一个几乎脱力的背靠在墙上,怀里抱着一只鼓鼓的黑色皮包,半垂着头,黑色的长发散开,遮住了大半脸的表情。

而另一边,男人西装革履,眼睛上带着无框眼镜,像是刚刚从宴会上下来,勾着唇笑的理所应当。

这个男人,木鱼之前见过。

齐珊的葬礼上,他虽然神情举止并没有破绽,可是一身干净的衣裤,让她记忆深刻。

当初只认为夫妻二人,并不像是外面所说的夫妻情笃,倒是没有想到,会在这见到他。

木鱼慢慢站直了身体,将抱着的包放在一旁的台阶上,再直起身子,眼眶依旧泛红,可脸上已经没有了什么表情。

她从脑海里找出齐珊的资料,直视对面的男人:“冯迁?”

“苏莉将你从火焰里救走,开着车带你逃了一路,现在不惜以死替你铺一条生路……你这么冷血可不就不好了……”男人感慨着,站着的位置却恰到好处,将木鱼所有的生路都封死了,“这样吧,我们做个交易可好?你把剩下半截墨玉尺交给我,我替你打急救电话,这会儿她说不定还有救哦。
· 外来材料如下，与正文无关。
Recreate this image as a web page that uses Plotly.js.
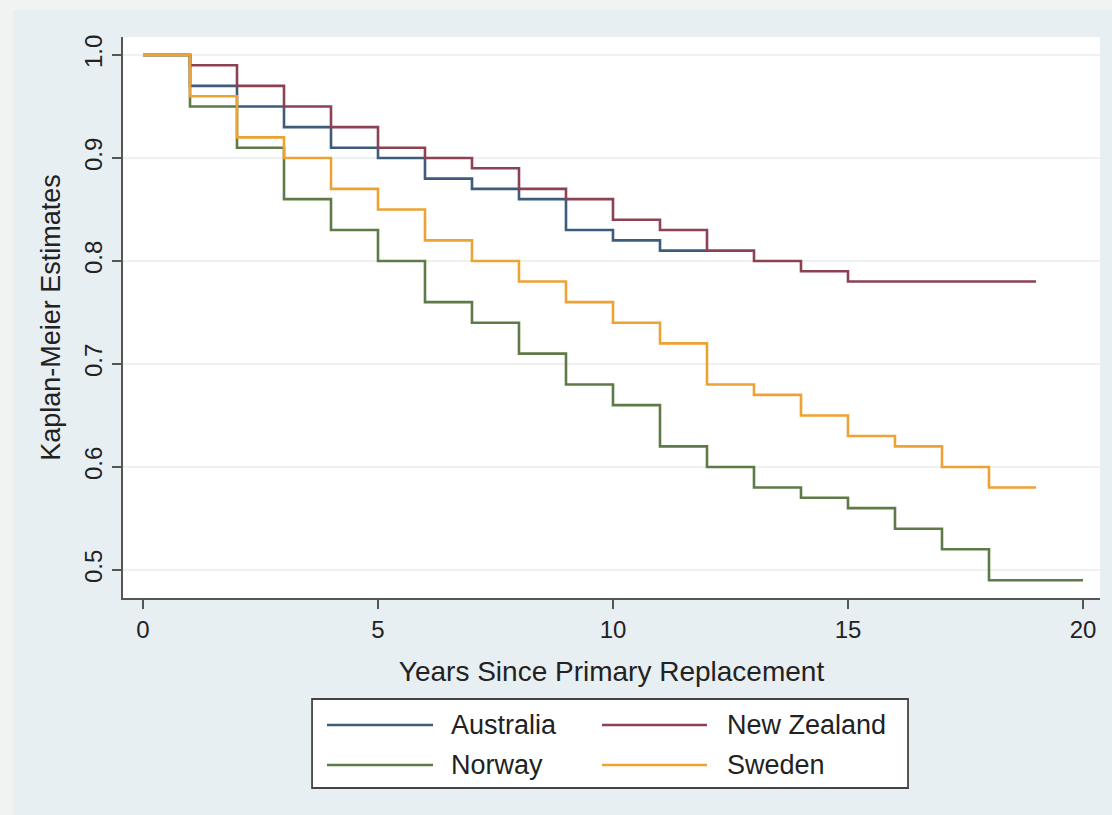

”

“说起冷血,怎么能比得上对枕边人出手你?”木鱼一反手,将单个的银铃扣在了手里,脸上却慢慢的爬上了嘲讽,眼角勾了勾,学足了司度淡漠看人的姿态,“至于一个人有没有救,在太衡现任‘量’面前,需要你多说什么吗?”

冯迁果然是知道太衡的事情的,听到木鱼的话,表情微妙的变化了起来,似是不屑,又带着些许不忿。

他上前一步,一挥手,单手就扣住了木鱼的腕,力气越来越大,让她下意识的放松了拳头,松开了里面的一只银铃来。

“没有墨玉尺的你,也配叫量?早知道你如此的不讨喜,我一开始就应该用强硬的手段……”

他手中的力气越来越大,骨骼传来啪嗒啪嗒的声音,木鱼的左手折成一个诡异的姿势,再用力一分毫,就要生生被折断了。

木鱼脸色煞白,反方向一用劲,几乎将自己手腕掰碎了,她的脸对着冯迁的脸,嘴角勾着冷笑:“我既然废了一只手,就不在乎再多废一只,当然,你如果不在意,可以再强硬一些,看看我敢不敢去死。”

冯迁深吸一口气,猛然松开木鱼的手臂。

他倒是没有料到,木鱼平时这样不咸不淡,还有些烂好心的人,竟然是这样一个软硬不吃,生死淡漠的人。

他为了墨玉尺留在帝都,这么多年只找到一部分,剩下的一半,他多方打探,最终确定在了木鱼这个名字上。